Swastika found painted with lighter fluid in front of Concord human rights foundation
A large swastika apparently painted with lighter fluid was found yesterday afternoon in the parking lot outside the Lantos Foundation for Human Rights and Social Justice in downtown Concord.
The foundation’s president, Katrina Lantos Swett, said a building manager reported seeing someone painting the Nazi symbol, but when approached, the person ran off. Swett didn’t know exactly when the incident took place, but she said it was brought to the foundation’s attention between 3 and 4 p.m.
The nonprofit, a vocal opponent of anti-Semitism, is one of multiple occupants in the building at 6 Dixon Ave., near the corner of North Main and Pleasant streets.
Concord police officials said they were too busy to comment on the incident. Swett said she was told they had taken pictures of the scene and had impounded the cans of lighter fluid in hopes of extracting prints. The swastika was roughly 6 feet by 6 feet.
“We don’t know if this was just a random thing or might have had anything to do with our presence in the building,” Swett said, adding, “Obviously we’re a bit concerned.”
The foundation moved into the space in December. It had previously operated out of a space at 19 Pleasant St.
Swett said employees had not immediately noticed the graffiti because they park in a different lot. The sign had not been completely erased as of 5 p.m., she said, but lighter fluid evaporates eventually.
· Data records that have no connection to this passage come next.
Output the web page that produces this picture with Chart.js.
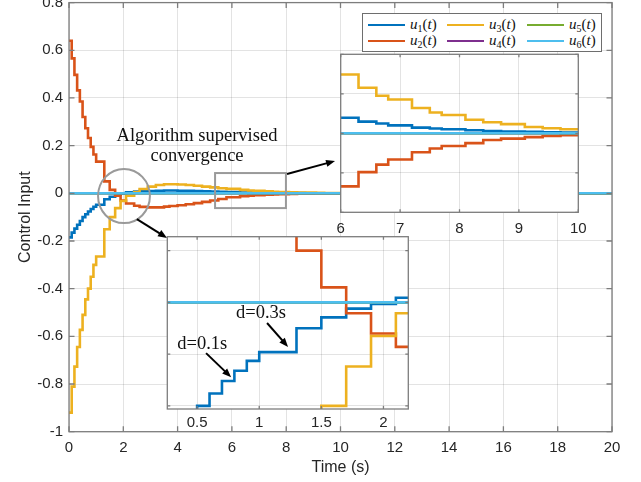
<!DOCTYPE html>
<html>
<head>
<meta charset="utf-8">
<script src="https://cdn.jsdelivr.net/npm/chart.js@4.4.0/dist/chart.umd.min.js"></script>
<style>
  html, body { margin: 0; padding: 0; background: #fff; }
  #wrap { position: relative; width: 641px; height: 482px; overflow: hidden; }
  #wrap canvas { position: absolute; }
  #legend { position: absolute; left: 362px; top: 13px; width: 240px; height: 39px;
            background: #fff; border: 1px solid #6e6e6e; box-sizing: border-box; }
  .lg-line { position: absolute; width: 37px; height: 2.5px; }
  .lg-text { position: absolute; font-family: 'Liberation Serif', serif; font-size: 15px; color: #111; line-height: 16px; white-space: nowrap; }
  .lg-text .sub { font-style: normal; font-size: 10px; position: relative; top: 3px; }
  .note { position: absolute; font-family: 'Liberation Serif', serif; font-size: 18.5px; line-height: 20px;
          color: #111; text-align: center; white-space: nowrap; }
</style>
</head>
<body>
<div id="wrap">
  <canvas id="mainChart" width="641" height="482" style="left:0;top:0"></canvas>
  <canvas id="lateChart" width="260" height="190" style="left:330px;top:50px"></canvas>
  <canvas id="earlyChart" width="265" height="205" style="left:155px;top:230px"></canvas>
  <div id="legend"></div>
  <div class="note" style="left:97px;top:125px;width:200px">Algorithm supervised<br>convergence</div>
</div>
<script>
// sample instants (zero-order hold, each value holds until the next instant)
const stepTimes = [0, 0.1, 0.2, 0.3, 0.4, 0.5, 0.6, 0.7, 0.8, 0.9, 1.0,
  1.3, 1.5, 1.7, 1.9, 2.1,
  2.4, 2.6, 2.9, 3.2, 3.5, 3.7, 4.0, 4.3, 4.6, 4.9, 5.2, 5.5, 5.8,
  6.3, 6.6, 6.8, 7.2, 7.5, 7.7, 8.1, 8.4, 8.7, 9.1, 9.4, 9.7,
  10.0, 10.4, 10.7, 11.0, 20];

const u1 = [-0.185, -0.165, -0.148, -0.132, -0.116, -0.1, -0.088, -0.076, -0.066, -0.0565, -0.048,
  -0.025, -0.0145, -0.006, -0.0015, 0.0045,
  0.007, 0.009, 0.010, 0.011, 0.0115, 0.0115, 0.011, 0.0105, 0.0095, 0.0085, 0.0075, 0.0063, 0.0049,
  0.0037, 0.0031, 0.0025, 0.0018, 0.0015, 0.0013, 0.00095, 0.00075, 0.00056, 0.00044, 0.0003, 0.00025,
  0.0002, 0.0001, 0.00005, 0, 0];

const u2 = [0.64, 0.566, 0.497, 0.432, 0.385, 0.32, 0.273, 0.232, 0.195, 0.163, 0.133,
  0.05, 0.0145, -0.0105, -0.03, -0.043,
  -0.052, -0.057, -0.059, -0.059, -0.056, -0.053, -0.05, -0.046, -0.041, -0.036, -0.03, -0.024, -0.0168,
  -0.0123, -0.0099, -0.0083, -0.006, -0.0048, -0.004, -0.0031, -0.0021, -0.0017, -0.0012, -0.00085, -0.0006,
  -0.0004, -0.0002, -0.0001, 0, 0];

const u3 = [-0.92, -0.811, -0.727, -0.645, -0.573, -0.51, -0.445, -0.4, -0.35, -0.3, -0.265,
  -0.151, -0.1, -0.062, -0.0325, -0.0105,
  0.005, 0.018, 0.028, 0.035, 0.038, 0.038, 0.037, 0.035, 0.032, 0.028, 0.025, 0.0215, 0.0186,
  0.0144, 0.0119, 0.0107, 0.008, 0.0066, 0.0058, 0.0043, 0.0035, 0.0029, 0.002, 0.0016, 0.0013,
  0.0009, 0.0005, 0.0002, 0, 0];

// u4..u6 stay at zero the whole run
const flatTimes = [0, 20];
const u4 = [0, 0];
const u5 = [0, 0];
const u6 = [0, 0];

const seriesIndex = ['1', '2', '3', '4', '5', '6'];
const seriesColors = ['#0072BD', '#D95319', '#EDB120', '#7E2F8E', '#77AC30', '#4DBEEE'];

// tick values
const mainXTicks = [0, 2, 4, 6, 8, 10, 12, 14, 16, 18, 20];
const mainYTicks = [-1, -0.8, -0.6, -0.4, -0.2, 0, 0.2, 0.4, 0.6, 0.8];
const lateXTicks = [6, 7, 8, 9, 10];
const lateYTicks = [-0.025, -0.0125, 0, 0.0125, 0.025];
const earlyXTicks = [0.5, 1, 1.5, 2];
const earlyYTicks = [-0.1, -0.05, 0, 0.05];

const FONT = "'Liberation Sans', Arial, Helvetica, sans-serif";
const TEXT = '#262626';
const GRID = 'rgba(38,38,38,0.13)';
const BOX = '#7d7d7d';

function buildDatasets(width) {
  const series = [[stepTimes, u1], [stepTimes, u2], [stepTimes, u3],
                  [flatTimes, u4], [flatTimes, u5], [flatTimes, u6]];
  return series.map(([ts, vs], i) => ({
    label: 'u' + seriesIndex[i],
    data: ts.map((t, k) => ({ x: t, y: vs[k] })),
    borderColor: seriesColors[i],
    borderWidth: width,
    stepped: true,
    pointRadius: 0,
    fill: false,
    order: 6 - i
  }));
}

function fixTicks(values) {
  return scale => { scale.ticks = values.map(v => ({ value: v })); };
}

// keep the plot box where we want it, labels may overflow
function fitHeight(h) {
  return s => { s.height = h; s.paddingLeft = 0; s.paddingRight = 0; };
}
function fitWidth(w) {
  return s => { s.width = w; s.paddingTop = 0; s.paddingBottom = 0; };
}

// MATLAB-like box with inward tick marks on all four sides
const axesBox = {
  id: 'axesBox',
  beforeDraw(chart, args, opts) {
    if (!opts.fill) return;
    const { ctx, chartArea: a } = chart;
    ctx.save();
    ctx.fillStyle = '#fff';
    ctx.fillRect(a.left, a.top, a.width, a.height);
    ctx.restore();
  },
  afterDatasetsDraw(chart, args, opts) {
    const { ctx, chartArea: a, scales: { x, y } } = chart;
    const L = opts.tick;
    ctx.save();
    ctx.strokeStyle = BOX;
    ctx.lineWidth = 1.3;
    ctx.beginPath();
    x.ticks.forEach(t => {
      const px = x.getPixelForValue(t.value);
      ctx.moveTo(px, a.bottom); ctx.lineTo(px, a.bottom - L);
      ctx.moveTo(px, a.top); ctx.lineTo(px, a.top + L);
    });
    y.ticks.forEach(t => {
      const py = y.getPixelForValue(t.value);
      ctx.moveTo(a.left, py); ctx.lineTo(a.left + L, py);
      ctx.moveTo(a.right, py); ctx.lineTo(a.right - L, py);
    });
    ctx.stroke();
    ctx.strokeRect(a.left, a.top, a.width, a.height);
    ctx.restore();
  }
};

function drawArrow(ctx, x1, y1, x2, y2) {
  const ang = Math.atan2(y2 - y1, x2 - x1);
  const c = Math.cos(ang), s = Math.sin(ang);
  const head = 9, half = 3.6;
  ctx.save();
  ctx.strokeStyle = '#000';
  ctx.fillStyle = '#000';
  ctx.lineWidth = 2;
  ctx.beginPath();
  ctx.moveTo(x1, y1);
  ctx.lineTo(x2 - head * 0.7 * c, y2 - head * 0.7 * s);
  ctx.stroke();
  ctx.beginPath();
  ctx.moveTo(x2, y2);
  ctx.lineTo(x2 - head * c + half * s, y2 - head * s - half * c);
  ctx.lineTo(x2 - head * c - half * s, y2 - head * s + half * c);
  ctx.closePath();
  ctx.fill();
  ctx.restore();
}

// annotation geometry, in data units of the chart it is drawn on
const circleMark = { t0: 1.07, t1: 2.98, v0: -0.125, v1: 0.102 };
const boxMark = { t0: 5.38, t1: 7.99, v0: -0.062, v1: 0.085 };
const mainArrows = [
  [8.03, 0.081, 9.8, 0.1355],
  [2.5, -0.108, 3.61, -0.187]
];
const earlyArrows = [
  [0.572, -0.049, 0.774, -0.0723],
  [1.063, -0.0199, 1.232, -0.043]
];
const earlyLabels = [
  ['d=0.1s', 0.541, -0.0405],
  ['d=0.3s', 1.014, -0.0108]
];

const mainNotes = {
  id: 'mainNotes',
  afterDraw(chart) {
    const { ctx, scales: { x, y } } = chart;
    ctx.save();
    ctx.strokeStyle = '#9a9a9a';
    ctx.lineWidth = 2;
    const cx = x.getPixelForValue((circleMark.t0 + circleMark.t1) / 2);
    const cy = y.getPixelForValue((circleMark.v0 + circleMark.v1) / 2);
    const rx = (x.getPixelForValue(circleMark.t1) - x.getPixelForValue(circleMark.t0)) / 2;
    const ry = (y.getPixelForValue(circleMark.v0) - y.getPixelForValue(circleMark.v1)) / 2;
    ctx.beginPath();
    ctx.ellipse(cx, cy, rx, ry, 0, 0, Math.PI * 2);
    ctx.stroke();
    const bx = x.getPixelForValue(boxMark.t0), by = y.getPixelForValue(boxMark.v1);
    ctx.strokeRect(bx, by, x.getPixelForValue(boxMark.t1) - bx, y.getPixelForValue(boxMark.v0) - by);
    ctx.restore();
    mainArrows.forEach(([a, b, c, d]) =>
      drawArrow(ctx, x.getPixelForValue(a), y.getPixelForValue(b), x.getPixelForValue(c), y.getPixelForValue(d)));
  }
};

const earlyNotes = {
  id: 'earlyNotes',
  afterDraw(chart) {
    const { ctx, scales: { x, y } } = chart;
    earlyArrows.forEach(([a, b, c, d]) =>
      drawArrow(ctx, x.getPixelForValue(a), y.getPixelForValue(b), x.getPixelForValue(c), y.getPixelForValue(d)));
    ctx.save();
    ctx.fillStyle = '#111';
    ctx.font = "18.5px 'Liberation Serif', serif";
    ctx.textAlign = 'center';
    ctx.textBaseline = 'middle';
    earlyLabels.forEach(([txt, t, v]) => ctx.fillText(txt, x.getPixelForValue(t), y.getPixelForValue(v)));
    ctx.restore();
  }
};

const tickFont = { family: FONT, size: 15 };
const fmt = v => String(Math.round(v * 10) / 10);

// main axes
new Chart(document.getElementById('mainChart'), {
  type: 'line',
  data: { datasets: buildDatasets(2.6) },
  options: {
    responsive: false, animation: false, devicePixelRatio: 1,
    layout: { padding: { left: 0, top: 2.6, right: 29, bottom: 0 } },
    plugins: { legend: { display: false }, tooltip: { enabled: false }, axesBox: { tick: 5.5, fill: false } },
    scales: {
      x: {
        type: 'linear', min: 0, max: 20,
        afterBuildTicks: fixTicks(mainXTicks),
        afterFit: fitHeight(50.3),
        grid: { color: GRID, drawTicks: false }, border: { display: false },
        ticks: { font: tickFont, color: TEXT, padding: 7, maxRotation: 0, callback: v => String(v) },
        title: { display: true, text: 'Time (s)', font: { family: FONT, size: 16 }, color: TEXT, padding: { top: 0, bottom: 4.4 } }
      },
      y: {
        type: 'linear', min: -1, max: 0.8,
        afterBuildTicks: fixTicks(mainYTicks),
        afterFit: fitWidth(69),
        grid: { color: GRID, drawTicks: false }, border: { display: false },
        ticks: { font: tickFont, color: TEXT, padding: 6, callback: fmt },
        title: { display: true, text: 'Control Input', font: { family: FONT, size: 16 }, color: TEXT, padding: { top: 16, bottom: 0 } }
      }
    }
  },
  plugins: [axesBox, mainNotes]
});

function insetOptions(xr, yr, xt, yt, pad, xHeight, labelPad) {
  return {
    responsive: false, animation: false, devicePixelRatio: 1,
    layout: { padding: pad },
    plugins: { legend: { display: false }, tooltip: { enabled: false }, axesBox: { tick: 3, fill: true } },
    scales: {
      x: {
        type: 'linear', min: xr[0], max: xr[1],
        afterBuildTicks: fixTicks(xt),
        afterFit: fitHeight(xHeight),
        grid: { color: GRID, drawTicks: false }, border: { display: false },
        ticks: { font: tickFont, color: TEXT, padding: labelPad, maxRotation: 0, callback: v => String(v) }
      },
      y: {
        type: 'linear', min: yr[0], max: yr[1],
        afterBuildTicks: fixTicks(yt),
        afterFit: fitWidth(0),
        grid: { color: GRID, drawTicks: false }, border: { display: false },
        ticks: { display: false }
      }
    }
  };
}

// zoom on the late part (6 s .. 10 s)
new Chart(document.getElementById('lateChart'), {
  type: 'line',
  data: { datasets: buildDatasets(2.6) },
  options: insetOptions([6, 10], [-0.025, 0.025], lateXTicks, lateYTicks,
    { left: 10.7, top: 4.3, right: 11.7, bottom: 0 }, 27.7, 8),
  plugins: [axesBox]
});

// zoom on the early part (around the circled region)
new Chart(document.getElementById('earlyChart'), {
  type: 'line',
  data: { datasets: buildDatasets(2.6) },
  options: insetOptions([0.26, 2.2], [-0.103, 0.0635], earlyXTicks, earlyYTicks,
    { left: 12.3, top: 6.7, right: 11.7, bottom: 0 }, 26, 5),
  plugins: [axesBox, earlyNotes]
});

// legend laid out in 3 columns, filled column by column
const legend = document.getElementById('legend');
const colLeft = [5, 84, 164];
const rowMid = [11, 27];
seriesIndex.forEach((k, i) => {
  const col = Math.floor(i / 2), row = i % 2;
  const line = document.createElement('div');
  line.className = 'lg-line';
  line.style.background = seriesColors[i];
  line.style.left = colLeft[col] + 'px';
  line.style.top = (rowMid[row] - 1.25) + 'px';
  legend.appendChild(line);
  const txt = document.createElement('div');
  txt.className = 'lg-text';
  txt.style.left = (colLeft[col] + 42) + 'px';
  txt.style.top = (rowMid[row] - 9) + 'px';
  txt.innerHTML = '<i>u</i><span class="sub">' + k + '</span>(<i>t</i>)';
  legend.appendChild(txt);
});
</script>
</body>
</html>
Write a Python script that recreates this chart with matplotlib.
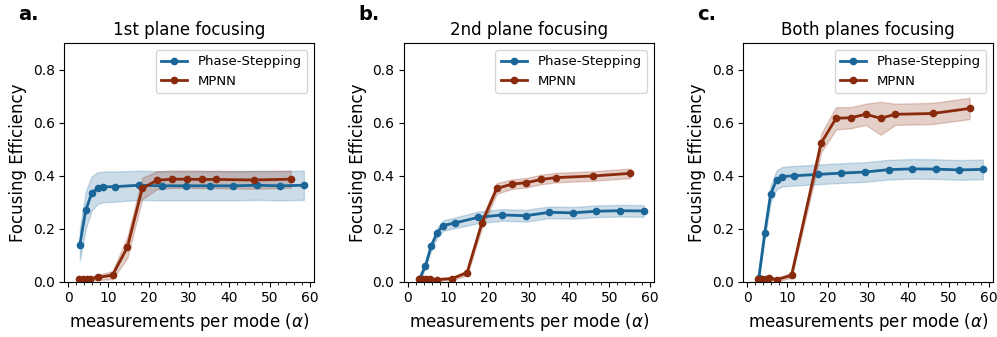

Swett established the foundation in 2008 in honor of her late father, Tom Lantos, the only Holocaust survivor to serve in the U.S. Congress. The group has a broad advocacy record, but has focused recently on combating resurging anti-Semitism in Europe, Swett said. A year ago, it co-sponsored a talk at the University of New Hampshire School of Law about the efforts of a Swedish diplomat credited with saving 100,000 Hungarian Jews.